As far as the east is from the west,
so far has He removed
our transgressions from us.
Can you see beyond the stars with your naked eye? Can we see the farthest reaches of the galaxy, the universe?
Even if you could see that far, God’s love and forgiveness would still exceed it.
That is why our poor measure of sight and comprehension cannot cope with His grace. We cannot believe in an extension of compassion so vast and magnificent.
Ancient man could not comprehend a universe greater than what he could see. We now can see farther into the once-unknown than ever. And with that, we believe we can see it all. Our own God-given wisdom leads us to think we can fully know the breadth of God.
Oh, save us from our “wisdom”, Lord! Let us cast ourselves upon you and receive with childlike wonder and awe your blessing of grace.
This is a great thought about grace:
“There is nothing in human experience alone that can awaken a person to the full reality of God’s grace. What Jesus did for us, the grace that His life and death is for us, is eternally impossible to fully comprehend. The fact that people like us will live with God FOREVER is purely His gracious gift to us. Sadly, even though we know so much about grace, we continue to make obeying rules the high watermark of our lives, rather than grace.”
(Richard Ganz, quoted on Tim Challies’ blog)
Ps. 42: 1 “As a deer pants for flowing streams, so pants my soul for you, O God.
2 My soul thirsts for God, for the living God. When shall I come and appear before God?”

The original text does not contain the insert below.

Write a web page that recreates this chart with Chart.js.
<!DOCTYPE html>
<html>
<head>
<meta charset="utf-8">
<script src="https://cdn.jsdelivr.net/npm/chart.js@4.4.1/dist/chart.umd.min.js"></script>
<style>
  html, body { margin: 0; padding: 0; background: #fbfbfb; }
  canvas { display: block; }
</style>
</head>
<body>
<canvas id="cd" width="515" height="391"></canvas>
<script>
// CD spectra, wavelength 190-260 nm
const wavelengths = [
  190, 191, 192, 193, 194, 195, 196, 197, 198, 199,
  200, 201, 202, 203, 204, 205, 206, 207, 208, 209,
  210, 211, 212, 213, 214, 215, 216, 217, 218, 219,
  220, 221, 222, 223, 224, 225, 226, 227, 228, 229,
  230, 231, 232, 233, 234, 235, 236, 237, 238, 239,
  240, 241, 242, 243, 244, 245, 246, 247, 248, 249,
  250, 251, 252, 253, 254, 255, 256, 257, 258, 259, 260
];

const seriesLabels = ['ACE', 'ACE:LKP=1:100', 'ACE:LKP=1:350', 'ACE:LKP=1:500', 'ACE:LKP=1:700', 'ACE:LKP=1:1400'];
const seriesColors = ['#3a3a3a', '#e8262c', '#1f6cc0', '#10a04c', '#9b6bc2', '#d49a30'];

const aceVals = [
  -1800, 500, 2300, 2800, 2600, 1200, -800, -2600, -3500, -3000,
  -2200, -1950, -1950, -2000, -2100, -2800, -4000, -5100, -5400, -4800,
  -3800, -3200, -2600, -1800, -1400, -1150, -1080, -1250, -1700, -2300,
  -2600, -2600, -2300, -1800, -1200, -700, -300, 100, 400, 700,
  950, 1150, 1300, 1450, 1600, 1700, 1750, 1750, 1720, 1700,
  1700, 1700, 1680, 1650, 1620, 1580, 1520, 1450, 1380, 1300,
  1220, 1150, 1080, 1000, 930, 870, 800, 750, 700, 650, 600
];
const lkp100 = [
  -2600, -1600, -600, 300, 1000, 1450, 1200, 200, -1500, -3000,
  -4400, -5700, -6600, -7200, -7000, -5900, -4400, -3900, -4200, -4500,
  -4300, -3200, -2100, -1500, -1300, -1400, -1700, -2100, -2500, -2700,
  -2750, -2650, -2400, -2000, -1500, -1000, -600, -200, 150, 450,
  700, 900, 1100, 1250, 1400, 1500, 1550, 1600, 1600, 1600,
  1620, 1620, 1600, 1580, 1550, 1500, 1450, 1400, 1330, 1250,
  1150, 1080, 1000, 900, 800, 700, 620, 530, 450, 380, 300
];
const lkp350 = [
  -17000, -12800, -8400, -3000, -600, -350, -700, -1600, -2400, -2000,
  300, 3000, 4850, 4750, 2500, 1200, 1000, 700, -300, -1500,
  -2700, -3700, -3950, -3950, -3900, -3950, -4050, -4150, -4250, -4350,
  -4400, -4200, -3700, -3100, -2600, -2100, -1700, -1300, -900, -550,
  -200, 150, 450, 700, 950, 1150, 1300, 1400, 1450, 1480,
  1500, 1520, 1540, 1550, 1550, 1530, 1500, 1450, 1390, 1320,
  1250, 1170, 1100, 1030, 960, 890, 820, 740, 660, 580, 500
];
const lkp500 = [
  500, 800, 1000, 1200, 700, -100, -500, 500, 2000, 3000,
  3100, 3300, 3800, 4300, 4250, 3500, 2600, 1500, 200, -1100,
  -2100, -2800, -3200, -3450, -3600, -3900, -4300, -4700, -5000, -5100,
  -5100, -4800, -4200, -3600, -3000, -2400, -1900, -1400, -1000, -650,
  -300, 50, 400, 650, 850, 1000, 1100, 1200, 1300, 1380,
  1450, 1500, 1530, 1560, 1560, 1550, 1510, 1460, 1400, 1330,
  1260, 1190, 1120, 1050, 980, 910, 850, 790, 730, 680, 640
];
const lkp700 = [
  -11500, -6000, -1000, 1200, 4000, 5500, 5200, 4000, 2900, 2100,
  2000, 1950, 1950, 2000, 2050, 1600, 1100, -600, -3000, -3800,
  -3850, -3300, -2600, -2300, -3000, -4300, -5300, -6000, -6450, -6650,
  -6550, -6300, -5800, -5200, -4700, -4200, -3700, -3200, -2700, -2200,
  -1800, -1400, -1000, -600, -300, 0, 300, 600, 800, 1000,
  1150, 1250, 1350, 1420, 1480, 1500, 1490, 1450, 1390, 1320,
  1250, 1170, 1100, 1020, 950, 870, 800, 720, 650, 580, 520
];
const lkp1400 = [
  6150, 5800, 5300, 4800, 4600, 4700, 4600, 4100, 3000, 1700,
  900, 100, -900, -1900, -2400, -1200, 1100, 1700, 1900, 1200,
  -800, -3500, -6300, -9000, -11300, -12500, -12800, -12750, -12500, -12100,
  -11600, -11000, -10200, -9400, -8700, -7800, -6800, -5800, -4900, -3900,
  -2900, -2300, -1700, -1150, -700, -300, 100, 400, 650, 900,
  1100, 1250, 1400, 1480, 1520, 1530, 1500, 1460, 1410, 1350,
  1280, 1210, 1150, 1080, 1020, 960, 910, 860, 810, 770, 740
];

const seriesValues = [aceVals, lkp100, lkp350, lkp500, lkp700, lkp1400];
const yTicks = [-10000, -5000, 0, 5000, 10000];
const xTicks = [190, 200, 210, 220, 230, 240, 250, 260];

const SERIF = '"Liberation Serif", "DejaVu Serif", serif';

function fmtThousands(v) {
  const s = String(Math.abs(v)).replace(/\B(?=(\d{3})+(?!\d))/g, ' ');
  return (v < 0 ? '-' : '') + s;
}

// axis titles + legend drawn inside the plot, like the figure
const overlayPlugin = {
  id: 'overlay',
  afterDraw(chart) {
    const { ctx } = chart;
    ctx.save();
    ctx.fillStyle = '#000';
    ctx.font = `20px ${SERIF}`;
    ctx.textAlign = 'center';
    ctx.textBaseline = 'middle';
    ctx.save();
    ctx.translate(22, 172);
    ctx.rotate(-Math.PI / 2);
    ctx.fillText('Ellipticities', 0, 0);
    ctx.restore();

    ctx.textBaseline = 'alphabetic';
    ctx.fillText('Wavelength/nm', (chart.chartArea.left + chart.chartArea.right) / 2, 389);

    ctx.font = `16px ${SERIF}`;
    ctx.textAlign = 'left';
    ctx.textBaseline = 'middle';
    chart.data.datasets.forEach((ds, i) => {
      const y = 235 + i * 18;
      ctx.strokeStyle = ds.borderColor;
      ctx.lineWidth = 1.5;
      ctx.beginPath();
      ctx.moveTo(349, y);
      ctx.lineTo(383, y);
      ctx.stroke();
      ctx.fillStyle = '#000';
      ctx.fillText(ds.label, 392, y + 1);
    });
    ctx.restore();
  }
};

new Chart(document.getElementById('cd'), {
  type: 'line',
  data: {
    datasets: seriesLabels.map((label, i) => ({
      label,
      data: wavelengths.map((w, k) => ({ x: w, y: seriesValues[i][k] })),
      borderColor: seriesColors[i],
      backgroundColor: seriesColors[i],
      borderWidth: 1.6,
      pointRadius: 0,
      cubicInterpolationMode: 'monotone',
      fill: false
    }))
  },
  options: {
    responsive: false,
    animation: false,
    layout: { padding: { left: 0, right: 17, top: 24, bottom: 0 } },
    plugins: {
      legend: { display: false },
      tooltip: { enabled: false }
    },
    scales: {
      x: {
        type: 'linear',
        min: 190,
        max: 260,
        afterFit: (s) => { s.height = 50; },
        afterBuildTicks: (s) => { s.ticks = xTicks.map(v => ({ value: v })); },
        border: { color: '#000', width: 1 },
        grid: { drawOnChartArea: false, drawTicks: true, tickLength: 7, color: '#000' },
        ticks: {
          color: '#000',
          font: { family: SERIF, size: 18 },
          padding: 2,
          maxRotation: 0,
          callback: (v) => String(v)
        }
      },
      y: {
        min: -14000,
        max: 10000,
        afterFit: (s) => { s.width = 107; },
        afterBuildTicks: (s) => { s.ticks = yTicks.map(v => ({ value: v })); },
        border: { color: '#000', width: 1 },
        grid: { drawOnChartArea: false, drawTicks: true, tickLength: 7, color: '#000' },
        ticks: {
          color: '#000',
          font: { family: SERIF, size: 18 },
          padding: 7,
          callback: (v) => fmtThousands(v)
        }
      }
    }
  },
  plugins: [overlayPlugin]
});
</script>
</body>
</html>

Ps. 43:5 “Why are you cast down, O my soul, and why are you in turmoil within me? Hope in God; for I shall again praise him, my salvation and my God.”
I love the bookends of Ps. 42:1-2 and 43:5. In one of the most vivd word pictures of the Christian’s longing for fellowship with God, the psalmist speaks of his soul-thirst (Ps. 42:1-2). It is a poignant, powerful observation that God alone will satisfy the deepest thirst that we have: the thirst for living water.
Psalm 43 ends with the psalmist directly addressing his soul. It has been often said, perhaps best by Martin Lloyd-Jones, that we spend too much time listening to ourselves and not enough time talking to ourselves. The psalmist picks up this challenge and speaks directly to the very disquiet of his inmost being. It’s as if he is saying, “soul, don’t you remember who you were thirsting for and longing for just a short while ago? You were thirsting for the *living God*. You knew that only He could satisfy the deepest longing, the deepest appetite for nourishment and fulfillment. This same God is the One in Whom you will again find your hope. You will praise Him! Oh, remember!”
May God grant us the grace today to hope in Him.